WRITTEN INSTRUCTION - From the listing below, extract each entry exactly as written, minus the images.
* * *
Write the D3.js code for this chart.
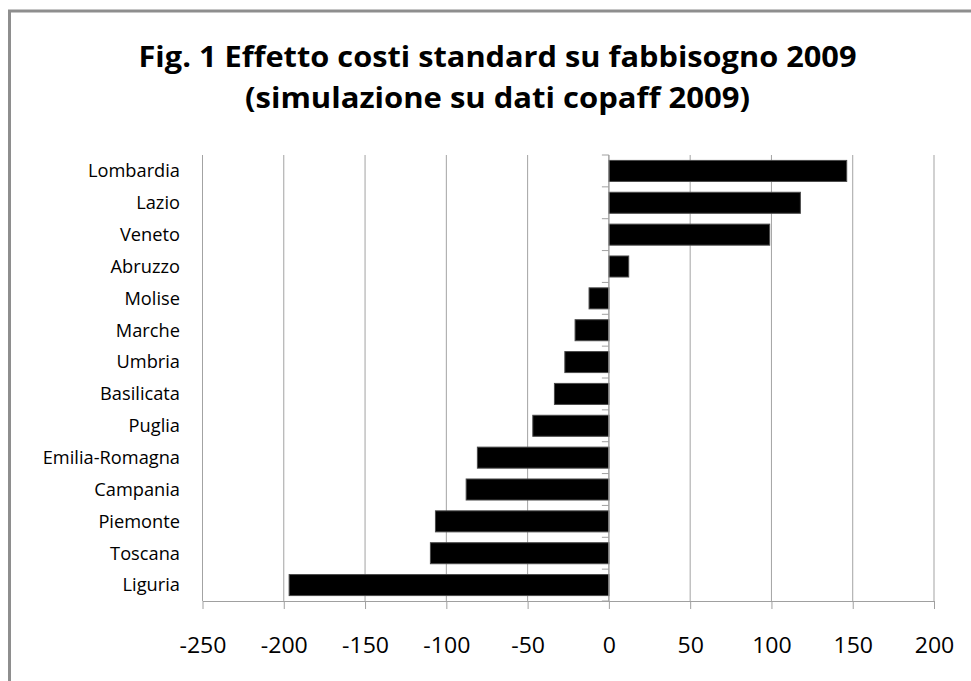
<!DOCTYPE html>
<html>
<head>
<meta charset="utf-8">
<script src="https://cdn.jsdelivr.net/npm/d3@7"></script>
<style>
  html, body { margin: 0; padding: 0; background: #fff; }
  svg { display: block; }
</style>
</head>
<body>
<script>
// ---- data ----
const categories = ["Lombardia","Lazio","Veneto","Abruzzo","Molise","Marche","Umbria","Basilicata","Puglia","Emilia-Romagna","Campania","Piemonte","Toscana","Liguria"];
const values = [146.3, 117.8, 98.9, 12.2, -12.2, -20.8, -27.1, -33.5, -46.8, -80.9, -87.8, -106.7, -109.8, -196.7];
const xTicks = [-250, -200, -150, -100, -50, 0, 50, 100, 150, 200];
const titleLines = ["Fig. 1 Effetto costi standard su fabbisogno 2009", "(simulazione su dati copaff 2009)"];

const W = 971, H = 681;
const FONT = "'Open Sans', 'Noto Sans', sans-serif";

const svg = d3.select("body").append("svg").attr("width", W).attr("height", H);
svg.append("rect").attr("width", W).attr("height", H).attr("fill", "#fff");

// outer frame (only top/left edges fall inside the picture)
svg.append("rect")
  .attr("x", 9.5).attr("y", 11).attr("width", 1100).attr("height", 900)
  .attr("fill", "none").attr("stroke", "#8e8e8e").attr("stroke-width", 3);

const x = d3.scaleLinear().domain([-250, 200]).range([202.5, 934]);
const y = d3.scaleBand().domain(categories).range([155, 601]).paddingInner(0.34).paddingOuter(0.17);

// scale all texts of a selection horizontally so that a reference text has a target width
function condense(sel, refNode, target) {
  const f = target / refNode.getComputedTextLength();
  const widths = sel.nodes().map(n => n.getComputedTextLength());
  sel.each(function (d, i) {
    d3.select(this).attr("textLength", widths[i] * f).attr("lengthAdjust", "spacingAndGlyphs");
  });
}

// title
const tl = svg.selectAll("text.title").data(titleLines).join("text")
  .attr("class", "title")
  .attr("x", 497.5)
  .attr("y", (d, i) => i === 0 ? 67 : 108)
  .attr("text-anchor", "middle")
  .style("font-family", FONT).style("font-weight", "bold").style("font-size", "28px")
  .attr("fill", "#000")
  .text(d => d);
condense(d3.select(tl.nodes()[0]), tl.nodes()[0], 718);
condense(d3.select(tl.nodes()[1]), tl.nodes()[1], 505);

// gridlines
svg.append("g").selectAll("line").data(xTicks).join("line")
  .attr("x1", d => x(d)).attr("x2", d => x(d))
  .attr("y1", 155).attr("y2", 601)
  .attr("stroke", "#a3a3a3").attr("stroke-width", 1);

// x axis
const xAxis = svg.append("g").attr("transform", "translate(0,601)")
  .call(d3.axisBottom(x).tickValues(xTicks).tickSize(8).tickSizeOuter(0).tickFormat(d => String(d)));
xAxis.select(".domain").attr("stroke", "#a0a0a0");
xAxis.selectAll(".tick line").attr("stroke", "#a0a0a0");
const xt = xAxis.selectAll(".tick text")
  .attr("y", 51.5).attr("dy", 0)
  .style("font-family", FONT).style("font-size", "22px").attr("fill", "#000");
condense(xt, xt.filter(d => d === -250).node(), 47);

// bars
svg.append("g").selectAll("rect").data(values).join("rect")
  .attr("x", d => x(Math.min(0, d)))
  .attr("width", d => Math.abs(x(d) - x(0)))
  .attr("y", (d, i) => y(categories[i]))
  .attr("height", y.bandwidth())
  .attr("fill", "#000").attr("stroke", "#4a4a4a").attr("stroke-width", 1);

// category axis at zero
const yAxisG = svg.append("g");
yAxisG.append("line")
  .attr("x1", x(0)).attr("x2", x(0)).attr("y1", 155).attr("y2", 601)
  .attr("stroke", "#a0a0a0");
const bounds = d3.range(categories.length + 1).map(i => y.range()[0] + i * y.step());
yAxisG.selectAll("line.tk").data(bounds).join("line").attr("class", "tk")
  .attr("x1", x(0) - 7).attr("x2", x(0))
  .attr("y1", d => d).attr("y2", d => d)
  .attr("stroke", "#a0a0a0");

// category labels
const cl = svg.append("g").selectAll("text").data(categories).join("text")
  .attr("x", 180)
  .attr("y", d => y(d) + y.bandwidth() / 2 + 6.4)
  .attr("text-anchor", "end")
  .style("font-family", FONT).style("font-size", "17.8px").attr("fill", "#000")
  .text(d => d);
condense(cl, cl.filter(d => d === "Lombardia").node(), 92);
</script>
</body>
</html>
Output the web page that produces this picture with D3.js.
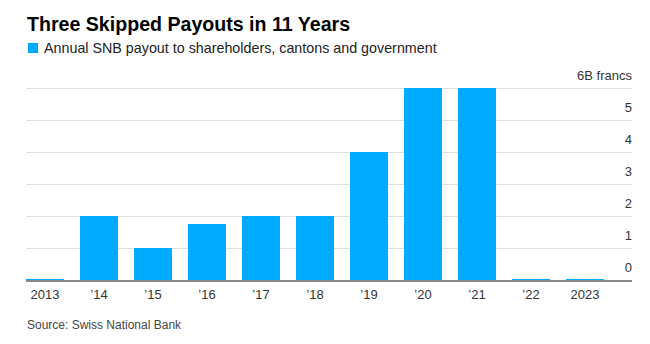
* * *
REPLY TO THE TASK -
Write the D3.js code for this chart.
<!DOCTYPE html>
<html>
<head>
<meta charset="utf-8">
<script src="https://cdn.jsdelivr.net/npm/d3@7"></script>
<style>
  html, body { margin: 0; padding: 0; background: #fff; }
  svg { display: block; }
</style>
</head>
<body>
<script>
// ---- data ----
const categories = ["Lombardia","Lazio","Veneto","Abruzzo","Molise","Marche","Umbria","Basilicata","Puglia","Emilia-Romagna","Campania","Piemonte","Toscana","Liguria"];
const values = [146.3, 117.8, 98.9, 12.2, -12.2, -20.8, -27.1, -33.5, -46.8, -80.9, -87.8, -106.7, -109.8, -196.7];
const xTicks = [-250, -200, -150, -100, -50, 0, 50, 100, 150, 200];
const titleLines = ["Fig. 1 Effetto costi standard su fabbisogno 2009", "(simulazione su dati copaff 2009)"];

const W = 971, H = 681;
const FONT = "'Open Sans', 'Noto Sans', sans-serif";

const svg = d3.select("body").append("svg").attr("width", W).attr("height", H);
svg.append("rect").attr("width", W).attr("height", H).attr("fill", "#fff");

// outer frame (only top/left edges fall inside the picture)
svg.append("rect")
  .attr("x", 9.5).attr("y", 11).attr("width", 1100).attr("height", 900)
  .attr("fill", "none").attr("stroke", "#8e8e8e").attr("stroke-width", 3);

const x = d3.scaleLinear().domain([-250, 200]).range([202.5, 934]);
const y = d3.scaleBand().domain(categories).range([155, 601]).paddingInner(0.34).paddingOuter(0.17);

// scale all texts of a selection horizontally so that a reference text has a target width
function condense(sel, refNode, target) {
  const f = target / refNode.getComputedTextLength();
  const widths = sel.nodes().map(n => n.getComputedTextLength());
  sel.each(function (d, i) {
    d3.select(this).attr("textLength", widths[i] * f).attr("lengthAdjust", "spacingAndGlyphs");
  });
}

// title
const tl = svg.selectAll("text.title").data(titleLines).join("text")
  .attr("class", "title")
  .attr("x", 497.5)
  .attr("y", (d, i) => i === 0 ? 67 : 108)
  .attr("text-anchor", "middle")
  .style("font-family", FONT).style("font-weight", "bold").style("font-size", "28px")
  .attr("fill", "#000")
  .text(d => d);
condense(d3.select(tl.nodes()[0]), tl.nodes()[0], 718);
condense(d3.select(tl.nodes()[1]), tl.nodes()[1], 505);

// gridlines
svg.append("g").selectAll("line").data(xTicks).join("line")
  .attr("x1", d => x(d)).attr("x2", d => x(d))
  .attr("y1", 155).attr("y2", 601)
  .attr("stroke", "#a3a3a3").attr("stroke-width", 1);

// x axis
const xAxis = svg.append("g").attr("transform", "translate(0,601)")
  .call(d3.axisBottom(x).tickValues(xTicks).tickSize(8).tickSizeOuter(0).tickFormat(d => String(d)));
xAxis.select(".domain").attr("stroke", "#a0a0a0");
xAxis.selectAll(".tick line").attr("stroke", "#a0a0a0");
const xt = xAxis.selectAll(".tick text")
  .attr("y", 51.5).attr("dy", 0)
  .style("font-family", FONT).style("font-size", "22px").attr("fill", "#000");
condense(xt, xt.filter(d => d === -250).node(), 47);

// bars
svg.append("g").selectAll("rect").data(values).join("rect")
  .attr("x", d => x(Math.min(0, d)))
  .attr("width", d => Math.abs(x(d) - x(0)))
  .attr("y", (d, i) => y(categories[i]))
  .attr("height", y.bandwidth())
  .attr("fill", "#000").attr("stroke", "#4a4a4a").attr("stroke-width", 1);

// category axis at zero
const yAxisG = svg.append("g");
yAxisG.append("line")
  .attr("x1", x(0)).attr("x2", x(0)).attr("y1", 155).attr("y2", 601)
  .attr("stroke", "#a0a0a0");
const bounds = d3.range(categories.length + 1).map(i => y.range()[0] + i * y.step());
yAxisG.selectAll("line.tk").data(bounds).join("line").attr("class", "tk")
  .attr("x1", x(0) - 7).attr("x2", x(0))
  .attr("y1", d => d).attr("y2", d => d)
  .attr("stroke", "#a0a0a0");

// category labels
const cl = svg.append("g").selectAll("text").data(categories).join("text")
  .attr("x", 180)
  .attr("y", d => y(d) + y.bandwidth() / 2 + 6.4)
  .attr("text-anchor", "end")
  .style("font-family", FONT).style("font-size", "17.8px").attr("fill", "#000")
  .text(d => d);
condense(cl, cl.filter(d => d === "Lombardia").node(), 92);
</script>
</body>
</html>
Output the web page that produces this picture with D3.js.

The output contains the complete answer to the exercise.